The annual journey of a saint's 440-year-old hand

Bodies were mutilated after execution to deter priests and those who hid them.
- Published
Early 17th century England was a dangerous place to be member of the Roman Catholic faith.
The religion was outlawed, and priests such as Edmund Arrowsmith paid the ultimate price for their beliefs.
Knowing he would be tortured and executed if he held masses, he travelled the north-west of England on on horseback and in heavy disguise.
He was killed in 1628, but to this day, Catholics in the region have a lasting reminder of him - his mummified hand.
It rests inside a small, glass-domed case and is often transported between the St Oswald and Edmund Arrowsmith church in Ashton-in-Makerfield, near Wigan, to the picturesque Arrowsmith cottage in the Lancashire village of Brindle.
The man charged with the responsibility for the unusual cargo is Canon John Gorman, parish priest in Ashton-In-Makerfield.
"I feel like I am the custodian of his legacy and it is a very big responsibility," he says.

Mass was recently celebrated in the attic where Arrowsmith celebrated hi last Mass.
Saint Edmund Arrowsmith’s ‘Holy Hand’
Fr Gorman, a canon of Liverpool Archdiocese, recently celebrated Mass in the upper room in Brindle where Arrowsmith said his last Mass.
Every year, on the anniversary of his execution, hundreds of Catholics flock to the church that bears Arrowsmith's name.
Mass is said and parishioners have the chance to be blessed with the hand.

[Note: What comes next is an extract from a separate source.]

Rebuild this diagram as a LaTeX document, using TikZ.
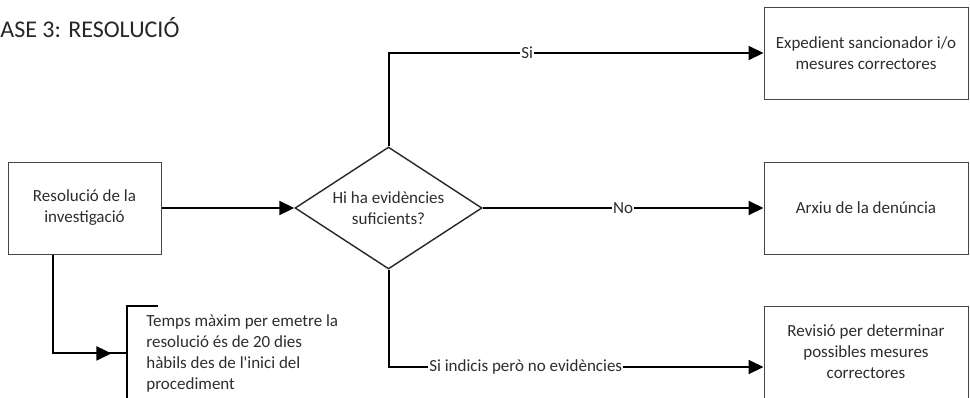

The next day, the hand is sometimes taken to St Joseph's RC Church Brindle, and worshippers there retrace Arrowsmith's last ride with a walk over the marshland where he was eventually captured as he was thrown from his horse while trying to escape his pursuers.

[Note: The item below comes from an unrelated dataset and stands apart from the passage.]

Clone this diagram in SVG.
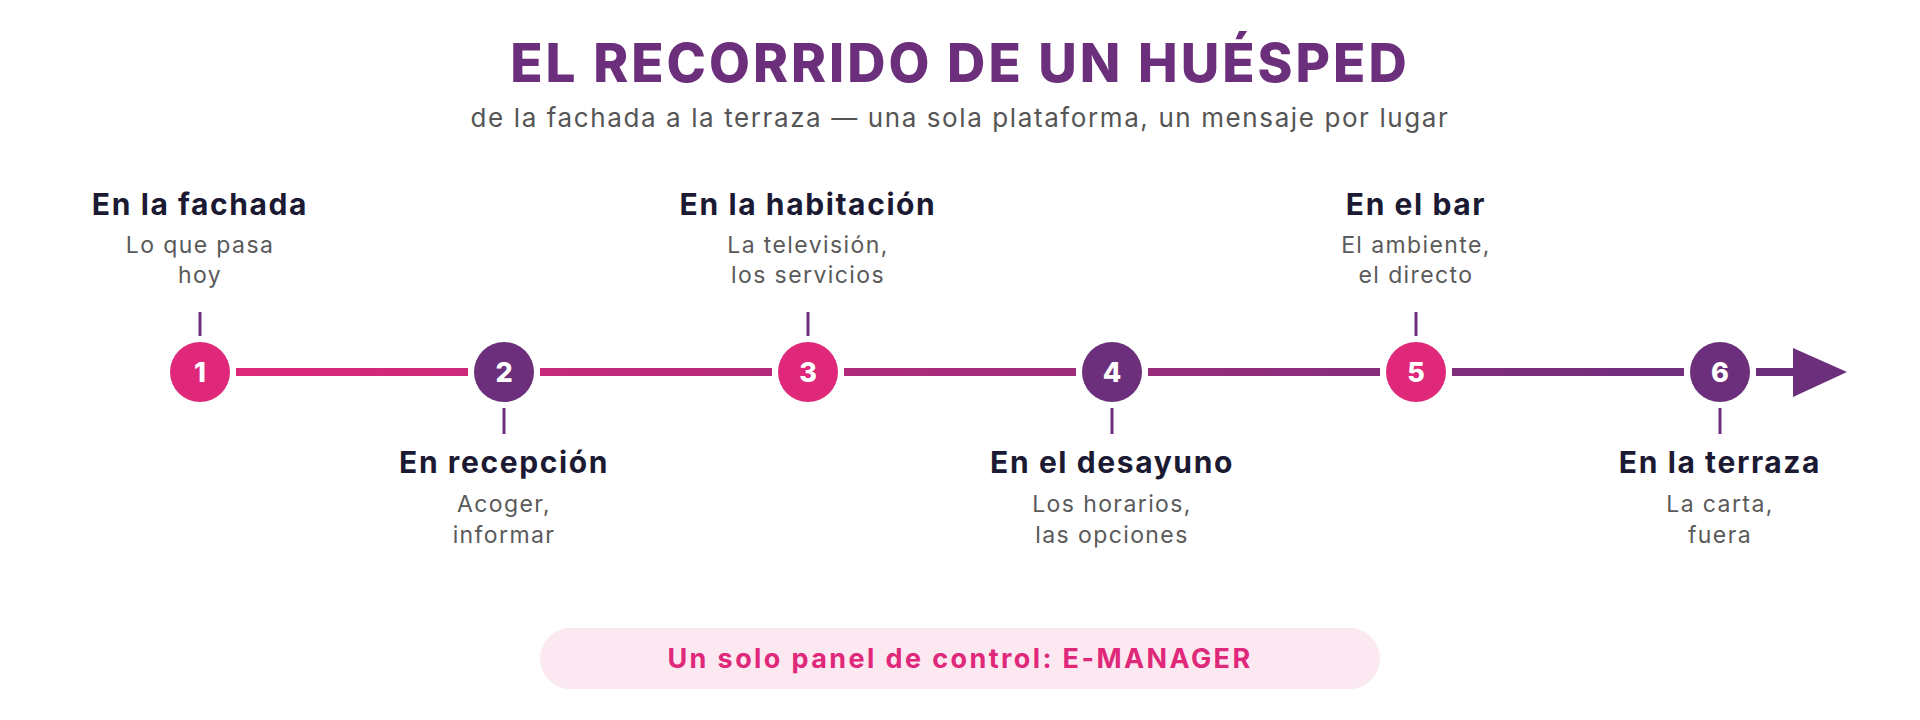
<svg xmlns="http://www.w3.org/2000/svg" width="1920" height="720" viewBox="0 0 1920 720">
  <defs>
    <linearGradient id="tl" gradientUnits="userSpaceOnUse" x1="200" y1="0" x2="1720" y2="0">
      <stop offset="0" stop-color="#e0287a"/>
      <stop offset="1" stop-color="#6c2f7c"/>
    </linearGradient>
    <style>
      .ttl{font-family:Inter,"Open Sans",sans-serif;font-weight:800;font-size:53px;letter-spacing:3px;fill:#6c2f7c;text-anchor:middle}
      .sub{font-family:Inter,"Open Sans",sans-serif;font-size:26px;letter-spacing:1.6px;fill:#555;text-anchor:middle}
      .nt{font-family:Inter,"Open Sans",sans-serif;font-weight:700;font-size:30px;letter-spacing:1.6px;fill:#1c1a33;text-anchor:middle}
      .nd{font-family:Inter,"Open Sans",sans-serif;font-size:23px;letter-spacing:1.4px;fill:#5a5a5a;text-anchor:middle}
      .num{font-family:Inter,"Open Sans",sans-serif;font-weight:800;font-size:27px;fill:#fff;text-anchor:middle}
      .pink{fill:#e0287a}
      .purple{fill:#6c2f7c}
      .tick{stroke:#6c2f7c;stroke-width:3}
      .seg{stroke:url(#tl);stroke-width:8}
      .pill{fill:#fce8f1}
      .pt{font-family:Inter,"Open Sans",sans-serif;font-weight:700;font-size:27px;letter-spacing:2.4px;fill:#e0287a;text-anchor:middle}
    </style>
  </defs>
  <rect width="1920" height="720" fill="#fff"/>
  <text class="ttl" x="960" y="82">EL RECORRIDO DE UN HUÉSPED</text>
  <text class="sub" x="960" y="127">de la fachada a la terraza — una sola plataforma, un mensaje por lugar</text>

  <g id="connectors">
    <line class="seg" x1="236" y1="372" x2="468" y2="372"/>
    <line class="seg" x1="540" y1="372" x2="772" y2="372"/>
    <line class="seg" x1="844" y1="372" x2="1076" y2="372"/>
    <line class="seg" x1="1148" y1="372" x2="1380" y2="372"/>
    <line class="seg" x1="1452" y1="372" x2="1684" y2="372"/>
    <line stroke="#6c2f7c" stroke-width="8" x1="1756" y1="372" x2="1796" y2="372"/>
    <polygon class="purple" points="1793,348 1847,372 1793,397"/>
  </g>

  <g id="node1">
    <line class="tick" x1="200" y1="312" x2="200" y2="336"/>
    <circle class="pink" cx="200" cy="372" r="30"/>
    <text class="num" x="200" y="382">1</text>
    <text class="nt" x="200" y="215">En la fachada</text>
    <text class="nd" x="200" y="253">Lo que pasa</text>
    <text class="nd" x="200" y="283">hoy</text>
  </g>
  <g id="node2">
    <line class="tick" x1="504" y1="408" x2="504" y2="434"/>
    <circle class="purple" cx="504" cy="372" r="30"/>
    <text class="num" x="504" y="382">2</text>
    <text class="nt" x="504" y="473">En recepción</text>
    <text class="nd" x="504" y="512">Acoger,</text>
    <text class="nd" x="504" y="543">informar</text>
  </g>
  <g id="node3">
    <line class="tick" x1="808" y1="312" x2="808" y2="336"/>
    <circle class="pink" cx="808" cy="372" r="30"/>
    <text class="num" x="808" y="382">3</text>
    <text class="nt" x="808" y="215">En la habitación</text>
    <text class="nd" x="808" y="253">La televisión,</text>
    <text class="nd" x="808" y="283">los servicios</text>
  </g>
  <g id="node4">
    <line class="tick" x1="1112" y1="408" x2="1112" y2="434"/>
    <circle class="purple" cx="1112" cy="372" r="30"/>
    <text class="num" x="1112" y="382">4</text>
    <text class="nt" x="1112" y="473">En el desayuno</text>
    <text class="nd" x="1112" y="512">Los horarios,</text>
    <text class="nd" x="1112" y="543">las opciones</text>
  </g>
  <g id="node5">
    <line class="tick" x1="1416" y1="312" x2="1416" y2="336"/>
    <circle class="pink" cx="1416" cy="372" r="30"/>
    <text class="num" x="1416" y="382">5</text>
    <text class="nt" x="1416" y="215">En el bar</text>
    <text class="nd" x="1416" y="253">El ambiente,</text>
    <text class="nd" x="1416" y="283">el directo</text>
  </g>
  <g id="node6">
    <line class="tick" x1="1720" y1="408" x2="1720" y2="434"/>
    <circle class="purple" cx="1720" cy="372" r="30"/>
    <text class="num" x="1720" y="382">6</text>
    <text class="nt" x="1720" y="473">En la terraza</text>
    <text class="nd" x="1720" y="512">La carta,</text>
    <text class="nd" x="1720" y="543">fuera</text>
  </g>

  <g id="panel">
    <rect class="pill" x="540" y="628" width="840" height="61" rx="30.5"/>
    <text class="pt" x="960" y="668">Un solo panel de control: E-MANAGER</text>
  </g>
</svg>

The commemoration culminates with a Mass in St Joseph's.
But this year's ceremony could be the last, as the church is threatened with closure.

Artefacts belonging Arrowsmith are kept in Brindle
Arrowsmith was born in 1585 and was steeped in Catholic heritage.
His parents were jailed and his uncle, Fr John Gerard, once escaped from the Tower Of London.
After Arrowsmith's capture he was hanged until nearly unconscious before being cut down and dragged through the streets of Lancaster on a hurdle.
He was then quartered and his body parts displayed to scare others from defying King Charles I.
Devotees would salvage these relics, and they were passed down through the generations.
Such was how the hand of Arrowsmith - one of the 40 English martyrs canonised by Pope Paul VI in 1970 - came to be in Ashton-in-Makerfield.
"We are not likely to be executed for our faith, but what we believe is not popular in the current climate," says Fr Gorman.
"We all have to have the same fidelity of St Edmund."